**REQUEST**
Skip pictures; extract every line from the one with "Output the Python" through the one with "plt.rcParams['font.family'] = ['Lato', 'DejaVu", exactly as written.

* BEGIN *

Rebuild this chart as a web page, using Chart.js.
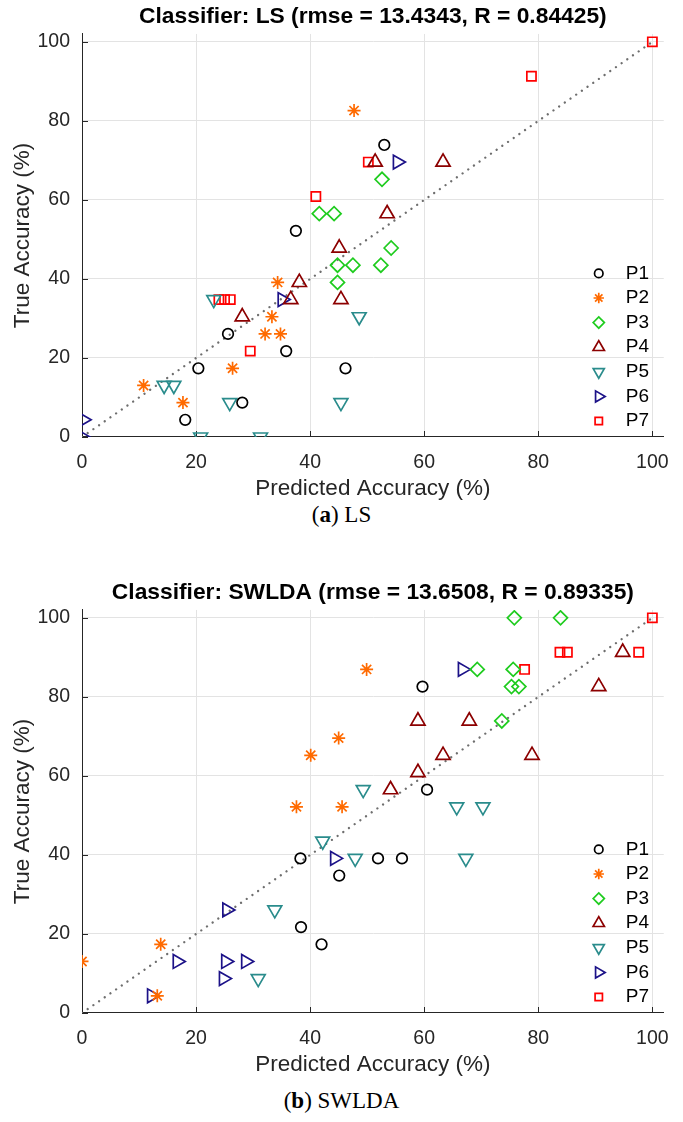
<!DOCTYPE html>
<html>
<head>
<meta charset="utf-8">
<script src="https://cdn.jsdelivr.net/npm/chart.js@4.4.1/dist/chart.umd.min.js"></script>
<style>
  html, body { margin: 0; padding: 0; background: #fff; }
  body { width: 683px; height: 1122px; position: relative; overflow: hidden; }
  .panel { position: absolute; left: 0; width: 683px; }
  canvas { display: block; }
  .caption {
    position: absolute; left: 0; width: 683px; text-align: center;
    font-family: "Liberation Serif", "DejaVu Serif", serif; font-size: 23px; color: #000;
  }
</style>
</head>
<body>
<div class="panel" style="top:0"><canvas id="chartLS" width="683" height="502"></canvas></div>
<div class="caption" style="top:502px">(<b>a</b>) LS</div>
<div class="panel" style="top:576px"><canvas id="chartSWLDA" width="683" height="502"></canvas></div>
<div class="caption" style="top:1088px">(<b>b</b>) SWLDA</div>

<script>
// participants and tick values
const series = ["P1", "P2", "P3", "P4", "P5", "P6", "P7"];
const xTicks = [0, 20, 40, 60, 80, 100];
const yTicks = [0, 20, 40, 60, 80, 100];
const diagLine = [0, 100];

// LS classifier: predicted vs true accuracy (%)
const lsPredP1 = [37.5, 53.0, 25.6, 35.8, 46.2, 20.4, 28.1, 18.1];
const lsTrueP1 = [52.17, 73.91, 26.09, 21.74, 17.39, 17.39, 8.70, 4.35];
const lsPredP2 = [47.7, 34.3, 33.3, 32.1, 34.8, 26.4, 10.8, 17.7];
const lsTrueP2 = [82.61, 39.13, 30.43, 26.09, 26.09, 17.39, 13.04, 8.70];
const lsPredP3 = [41.6, 44.2, 52.6, 44.8, 47.5, 44.8, 52.4, 54.2];
const lsTrueP3 = [56.52, 56.52, 65.22, 43.48, 43.48, 39.13, 43.48, 47.83];
const lsPredP4 = [51.4, 63.3, 53.5, 45.1, 45.4, 38.1, 36.6, 28.1];
const lsTrueP4 = [69.57, 69.57, 56.52, 47.83, 34.78, 39.13, 34.78, 30.43];
const lsPredP5 = [48.6, 23.1, 14.4, 16.1, 25.9, 45.4, 20.8, 31.3];
const lsTrueP5 = [30.43, 34.78, 13.04, 13.04, 8.70, 8.70, 0, 0];
const lsPredP6 = [55.3, 35.1, 0.2, 0];
const lsTrueP6 = [69.57, 34.78, 4.35, 0];
const lsPredP7 = [100, 78.8, 50.2, 41.0, 24.0, 25.0, 26.0, 29.5];
const lsTrueP7 = [100, 91.30, 69.57, 60.87, 34.78, 34.78, 34.78, 21.74];

// SWLDA classifier
const swPredP1 = [59.7, 60.5, 51.9, 56.1, 38.3, 45.1, 38.4, 42.0];
const swTrueP1 = [82.61, 56.52, 39.13, 39.13, 39.13, 34.78, 21.74, 17.39];
const swPredP2 = [49.9, 45.0, 40.1, 37.6, 45.6, 13.8, 0, 13.2];
const swTrueP2 = [86.96, 69.57, 65.22, 52.17, 52.17, 17.39, 13.04, 4.35];
const swPredP3 = [75.8, 83.9, 69.3, 75.6, 75.3, 76.6, 73.6];
const swTrueP3 = [100, 100, 86.96, 86.96, 82.61, 82.61, 73.91];
const swPredP4 = [94.8, 90.6, 58.9, 67.9, 63.3, 78.9, 58.9, 54.1];
const swTrueP4 = [91.30, 82.61, 73.91, 73.91, 65.22, 65.22, 60.87, 56.52];
const swPredP5 = [65.7, 70.3, 67.3, 49.3, 42.2, 47.9, 33.8, 30.9];
const swTrueP5 = [52.17, 52.17, 39.13, 56.52, 43.48, 39.13, 26.09, 8.70];
const swPredP6 = [66.7, 44.3, 25.4, 16.7, 25.2, 28.7, 24.8, 12.2];
const swTrueP6 = [86.96, 39.13, 26.09, 13.04, 13.04, 13.04, 8.70, 4.35];
const swPredP7 = [100, 83.8, 85.1, 97.6, 77.6];
const swTrueP7 = [100, 91.30, 91.30, 91.30, 86.96];

// marker look per participant (matlab style: o * d ^ v > s)
const colors = ["#000000", "#ff6a00", "#1fcc1f", "#8c0000", "#2a8c8c", "#1c1288", "#ff0000"];
const markerStyles = ["circle", "star", "rectRot", "triangle", "triangle", "triangle", "rect"];
const markerRotations = [0, 0, 0, 0, 180, 90, 0];
const markerRadii = [5.3, 6.5, 7.0, 8.2, 8.0, 8.0, 6.5];

const FONT = '"Liberation Sans", Arial, sans-serif';
const AXIS_COLOR = "#262626";

// matlab draws the tick marks inside the axes
const innerTicks = {
  id: "innerTicks",
  beforeDatasetsDraw(chart) {
    const { ctx, chartArea, scales } = chart;
    ctx.save();
    ctx.strokeStyle = AXIS_COLOR;
    ctx.lineWidth = 1;
    ctx.beginPath();
    scales.x.ticks.forEach(t => {
      const px = Math.round(scales.x.getPixelForValue(t.value)) + 0.5;
      ctx.moveTo(px, chartArea.bottom);
      ctx.lineTo(px, chartArea.bottom - 6);
    });
    scales.y.ticks.forEach(t => {
      const py = Math.round(scales.y.getPixelForValue(t.value)) + 0.5;
      ctx.moveTo(chartArea.left, py);
      ctx.lineTo(chartArea.left + 6, py);
    });
    ctx.stroke();
    ctx.restore();
  }
};

// legend without box, bottom right inside the plot
const insideLegend = {
  id: "insideLegend",
  afterDatasetsDraw(chart) {
    const { ctx, chartArea } = chart;
    const rows = chart.data.datasets.filter(d => !d.isDiagonal);
    const drawPoint = Chart.helpers && Chart.helpers.drawPoint;
    ctx.save();
    rows.forEach((ds, i) => {
      const y = chartArea.bottom - 16 - (rows.length - 1 - i) * 24.6;
      const x = chartArea.right - 65;
      if (drawPoint) {
        ctx.strokeStyle = ds.pointBorderColor;
        ctx.fillStyle = "rgba(0,0,0,0)";
        ctx.lineWidth = ds.pointBorderWidth;
        drawPoint(ctx, {
          pointStyle: ds.pointStyle,
          rotation: ds.pointRotation,
          radius: ds.pointRadius * 0.8,
          borderWidth: ds.pointBorderWidth
        }, x, y);
      }
      ctx.fillStyle = "#000";
      ctx.font = "19px " + FONT;
      ctx.textAlign = "left";
      ctx.textBaseline = "middle";
      ctx.fillText(ds.label, chartArea.right - 38, y);
    });
    ctx.restore();
  }
};

function makeChart(id, title, preds, trues) {
  const datasets = series.map((name, i) => ({
    label: name,
    data: preds[i].map((v, k) => ({ x: v, y: trues[i][k] })),
    pointStyle: markerStyles[i],
    pointRotation: markerRotations[i],
    pointRadius: markerRadii[i],
    pointHoverRadius: markerRadii[i],
    pointBorderColor: colors[i],
    pointBackgroundColor: "rgba(0,0,0,0)",
    pointBorderWidth: 1.7,
    showLine: false
  }));
  // dotted y = x reference line
  datasets.push({
    label: "y = x",
    isDiagonal: true,
    data: diagLine.map(v => ({ x: v, y: v })),
    showLine: true,
    borderColor: "#6e6e6e",
    borderWidth: 2.3,
    borderDash: [0.01, 6.9],
    borderCapStyle: "round",
    pointRadius: 0,
    fill: false
  });

  return new Chart(document.getElementById(id), {
    type: "scatter",
    data: { datasets: datasets },
    options: {
      responsive: false,
      animation: false,
      devicePixelRatio: 1,
      events: [],
      layout: { padding: { left: 0, right: 13, top: 0, bottom: 0 } },
      plugins: {
        legend: { display: false },
        tooltip: { enabled: false },
        title: {
          display: true,
          fullSize: false,
          text: title,
          color: "#000",
          font: { family: FONT, size: 22.8, weight: "bold" },
          padding: { top: 3, bottom: 3.6 }
        }
      },
      scales: {
        x: {
          type: "linear",
          min: 0,
          max: 102,
          afterBuildTicks: s => { s.ticks = xTicks.map(v => ({ value: v })); },
          afterFit: s => { s.height = 65; },
          grid: { color: "#e3e3e3", lineWidth: 1, drawTicks: false },
          border: { display: true, color: AXIS_COLOR, width: 1 },
          ticks: { padding: 14, color: AXIS_COLOR, font: { family: FONT, size: 19.5 }, maxRotation: 0, autoSkip: false },
          title: { display: true, text: "Predicted Accuracy (%)", color: AXIS_COLOR, font: { family: FONT, size: 22.5 }, padding: { top: 0, bottom: 0 } }
        },
        y: {
          type: "linear",
          min: 0,
          max: 102,
          afterBuildTicks: s => { s.ticks = yTicks.map(v => ({ value: v })); },
          afterFit: s => { s.width = 82; },
          grid: { color: "#e3e3e3", lineWidth: 1, drawTicks: false },
          border: { display: true, color: AXIS_COLOR, width: 1 },
          ticks: { padding: 12, color: AXIS_COLOR, font: { family: FONT, size: 19.5 }, autoSkip: false },
          title: { display: true, text: "True Accuracy (%)", color: AXIS_COLOR, font: { family: FONT, size: 22.5 }, padding: { top: 9, bottom: 0 } }
        }
      }
    },
    plugins: [innerTicks, insideLegend]
  });
}

makeChart("chartLS", "Classifier: LS (rmse = 13.4343, R = 0.84425)",
  [lsPredP1, lsPredP2, lsPredP3, lsPredP4, lsPredP5, lsPredP6, lsPredP7],
  [lsTrueP1, lsTrueP2, lsTrueP3, lsTrueP4, lsTrueP5, lsTrueP6, lsTrueP7]);

makeChart("chartSWLDA", "Classifier: SWLDA (rmse = 13.6508, R = 0.89335)",
  [swPredP1, swPredP2, swPredP3, swPredP4, swPredP5, swPredP6, swPredP7],
  [swTrueP1, swTrueP2, swTrueP3, swTrueP4, swTrueP5, swTrueP6, swTrueP7]);
</script>
</body>
</html>
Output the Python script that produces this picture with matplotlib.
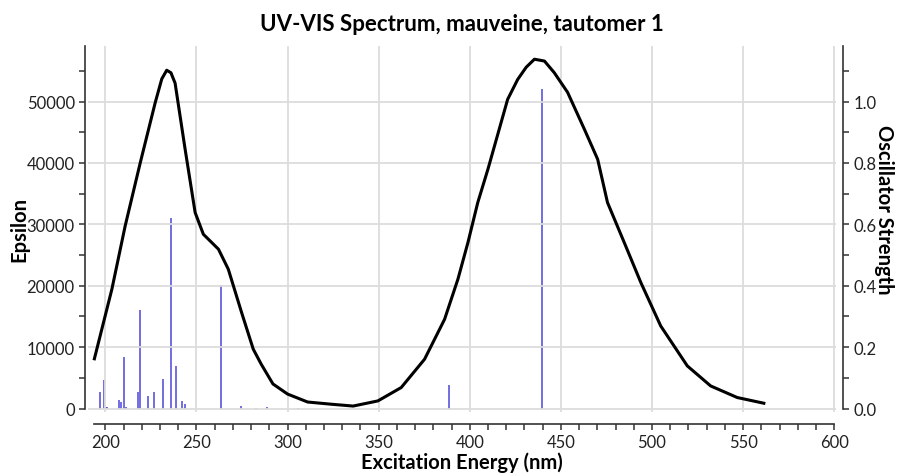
import numpy as np
import matplotlib
matplotlib.use("Agg")
import matplotlib.pyplot as plt

plt.rcParams['font.family'] = ['Lato', 'DejaVu Sans']

# Broadened spectrum (epsilon vs wavelength)
wavelength = [194, 203.6, 210.9, 219.2, 227.4, 231.0, 233.7, 236.0, 238.3, 243.8,
              249.3, 253.8, 262.1, 267.5, 274.8, 281.2, 285.6, 292, 300, 311,
              324, 336, 349.6, 362.4, 375.2, 386.2, 393.5, 399.0, 404.4, 410.0,
              420.8, 426.3, 431.0, 435.5, 441.0, 446.4, 453.7, 462.9, 470.2, 475.6,
              484.8, 493.9, 504.8, 519.4, 532.2, 546.8, 561.4]
epsilon = [8100, 19430, 29740, 40060, 49840, 53700, 55100, 54700, 53000, 42230,
           31920, 28390, 25950, 22690, 15630, 9660, 7200, 4000, 2360, 1060,
           700, 400, 1240, 3420, 8030, 14540, 21060, 27030, 33550, 39000,
           50360, 53600, 55600, 56900, 56600, 54700, 51500, 45500, 40600, 33550,
           27030, 20520, 13450, 6940, 3680, 1790, 860]

# Individual transitions (oscillator strengths)
stick_nm = [197.3, 199.1, 200.5, 201.2, 207.7, 208.8, 210.4, 211.2, 217.7, 219.2,
            223.2, 226.5, 231.9, 236.1, 238.7, 242.3, 243.8, 263.5, 274.3, 282.7,
            288.9, 305.5, 388.5, 439.5]
stick_f = [0.053, 0.092, 0.006, 0.005, 0.028, 0.020, 0.168, 0.006, 0.053, 0.320,
           0.040, 0.053, 0.097, 0.620, 0.140, 0.026, 0.015, 0.403, 0.008, 0.003,
           0.006, 0.003, 0.075, 1.040]

x_ticks = [200, 250, 300, 350, 400, 450, 500, 550, 600]
eps_ticks = [0, 10000, 20000, 30000, 40000, 50000]
f_ticks = [0.0, 0.2, 0.4, 0.6, 0.8, 1.0]

W, H = 901, 477
fig = plt.figure(figsize=(W / 100, H / 100), dpi=100)
ax = fig.add_axes([88 / W, (H - 413.2) / H, 748 / W, 366.5 / H])
ax2 = ax.twinx()

ax.set_xlim(190.5, 601)
ax.set_ylim(-600, 59100)
ax2.set_ylim(-0.012, 1.182)

ax.grid(True, color='#dcdcdc', linewidth=1.3)
ax.set_axisbelow(True)

ax2.vlines(stick_nm, 0, stick_f, color='#5a55dc', linewidth=1.2)
ax.plot(wavelength, epsilon, color='black', linewidth=2.2, zorder=5)
ax.set_zorder(ax2.get_zorder() + 1)
ax.patch.set_visible(False)

spine_col = '#333333'
for a in (ax, ax2):
    a.spines['top'].set_visible(False)
ax.spines['right'].set_visible(False)
ax2.spines['left'].set_visible(False)
ax2.spines['bottom'].set_visible(False)

ax.spines['left'].set_position(('outward', 2))
ax.spines['left'].set_bounds(0, 59100)
ax.spines['bottom'].set_position(('outward', 8.5))
ax.spines['bottom'].set_bounds(193.7, 600)
ax2.spines['right'].set_position(('outward', 5))
ax2.spines['right'].set_bounds(0, 1.182)
for sp in (ax.spines['left'], ax.spines['bottom'], ax2.spines['right']):
    sp.set_color(spine_col)
    sp.set_linewidth(1.2)

ax.set_xticks(x_ticks)
ax.set_xticks(np.arange(200, 601, 10), minor=True)
ax.set_yticks(eps_ticks)
ax.set_yticks(np.arange(0, 59000, 5000), minor=True)
ax2.set_yticks(f_ticks)
ax2.set_yticks(np.arange(0, 1.15, 0.1), minor=True)
ax2.set_yticklabels([f'{v:.1f}' for v in f_ticks])

for a in (ax, ax2):
    a.tick_params(which='both', direction='out', length=4, width=1.1,
                  color=spine_col, labelsize=12, labelcolor='#222222')
ax.yaxis.grid(False, which='minor')
ax.xaxis.grid(False, which='minor')

ax.set_title('UV-VIS Spectrum, mauveine, tautomer 1', fontsize=16, fontweight='bold', pad=11)
ax.set_xlabel('Excitation Energy (nm)', fontsize=14.5, fontweight='bold', labelpad=1)
ax.set_ylabel('Epsilon', fontsize=14.5, fontweight='bold')
ax.yaxis.set_label_coords(-0.078, 0.5)
ax2.set_ylabel('Oscillator Strength', fontsize=14.5, fontweight='bold', rotation=-90)
ax2.yaxis.set_label_coords(1.078, 0.555)

fig.savefig('out.png', dpi=100)
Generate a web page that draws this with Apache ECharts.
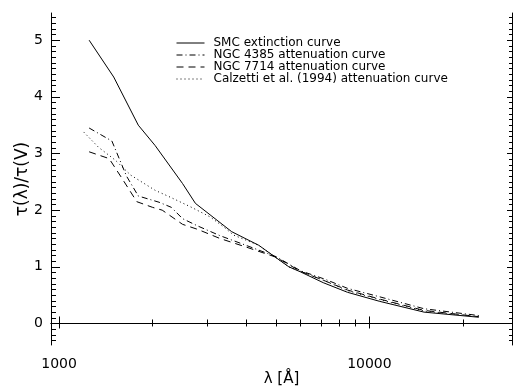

* END *

**ANSWER TO THIS PROBLEM**
Output the Python script that produces this picture with matplotlib.
import numpy as np
import matplotlib
matplotlib.use("Agg")
import matplotlib.pyplot as plt

plt.rcParams['font.family'] = ['Lato', 'DejaVu Sans']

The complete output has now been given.